0

I am sub-classing tensorflow.keras.Model to implement a certain model. Expected behavior:

  1. Training (fitting) time: returns a list of tensors including the final output and auxiliary output;
  2. Inferring (predicting) time: returns a single output tensor.

And the code is:

class SomeModel(tensorflow.keras.Model):
    # ......
    def call(self, x, training=True):
        # ......
        return [aux1, aux2, net] if training else net

This is how i use it:

model=SomeModel(...)
model.compile(...,
    loss=keras.losses.SparseCategoricalCrossentropy(),
    loss_weights=[0.4, 0.4, 1],...)
# ......
model.fit(data, [labels, labels, labels])

And got:

AssertionError: in converted code:

ipython-input-33-862e679ab098:140 call *

   `return [aux1, aux2, net] if training else net`

...\tensorflow_core\python\autograph\operators\control_flow.py:918 if_stmt

Then the problem is that the if statement is converted into the calculation graph and this would of course cause the problem. I found the whole stack trace is long and useless so it's not included here.

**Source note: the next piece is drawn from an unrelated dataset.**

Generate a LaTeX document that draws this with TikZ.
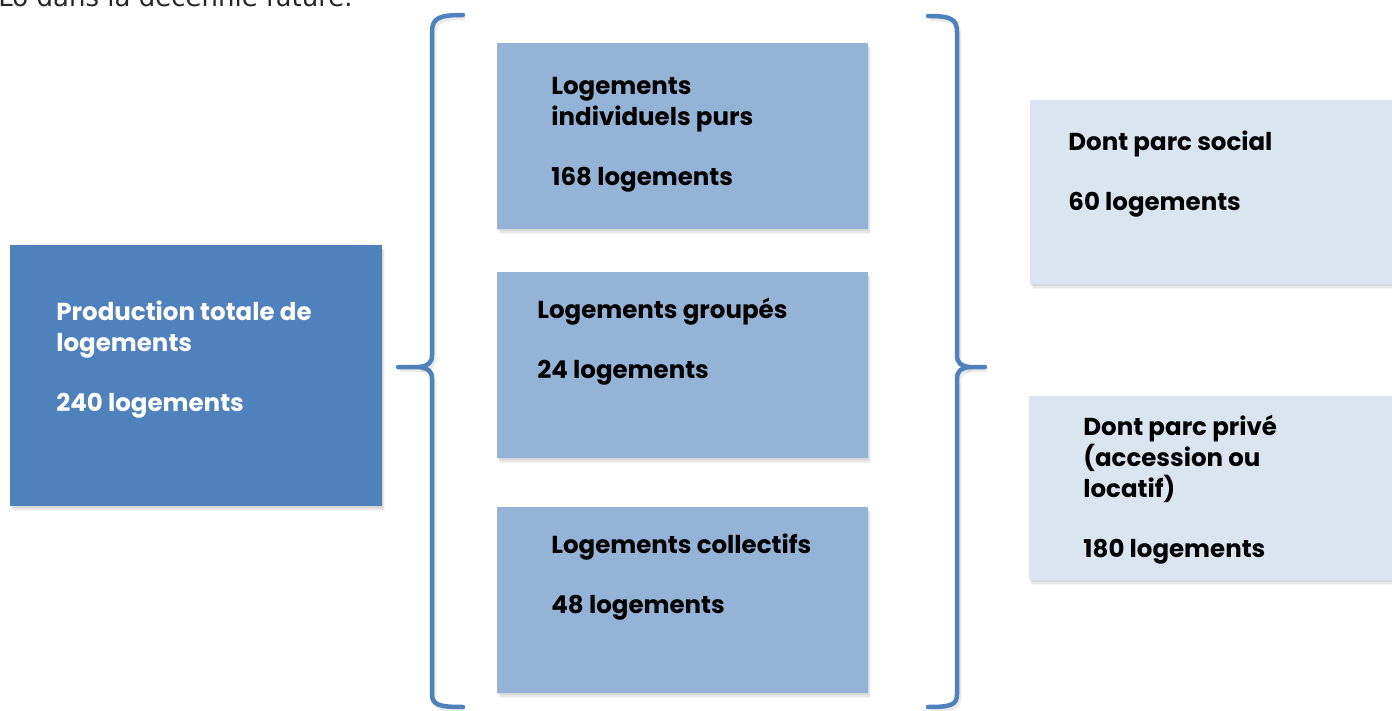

So, is there any way to make TensorFlow generate different graph based on training or not?

Meow Cat 2012
  • 928
  • 1
  • 9
  • 21

1 Answers1

0

Which tensorflow version are you using? You can overwrite behaviour in the .fit, .predict and .evaluate methods in Tensorflow 2.2, which would generate different graphs for these methods (I assume) and potentially work for your use-case.

The problems with earlier versions is that subclassed models get created by tracing the call method. This means Python conditionals become Tensorflow conditionals and face several limitations during graph creation and execution.
First, both branches (if-else) have to be defined, and regarding python collections (eg. lists), the branches have to have the same structure (eg. number of elements). You can read about the limitations and effects of Autograph here and here.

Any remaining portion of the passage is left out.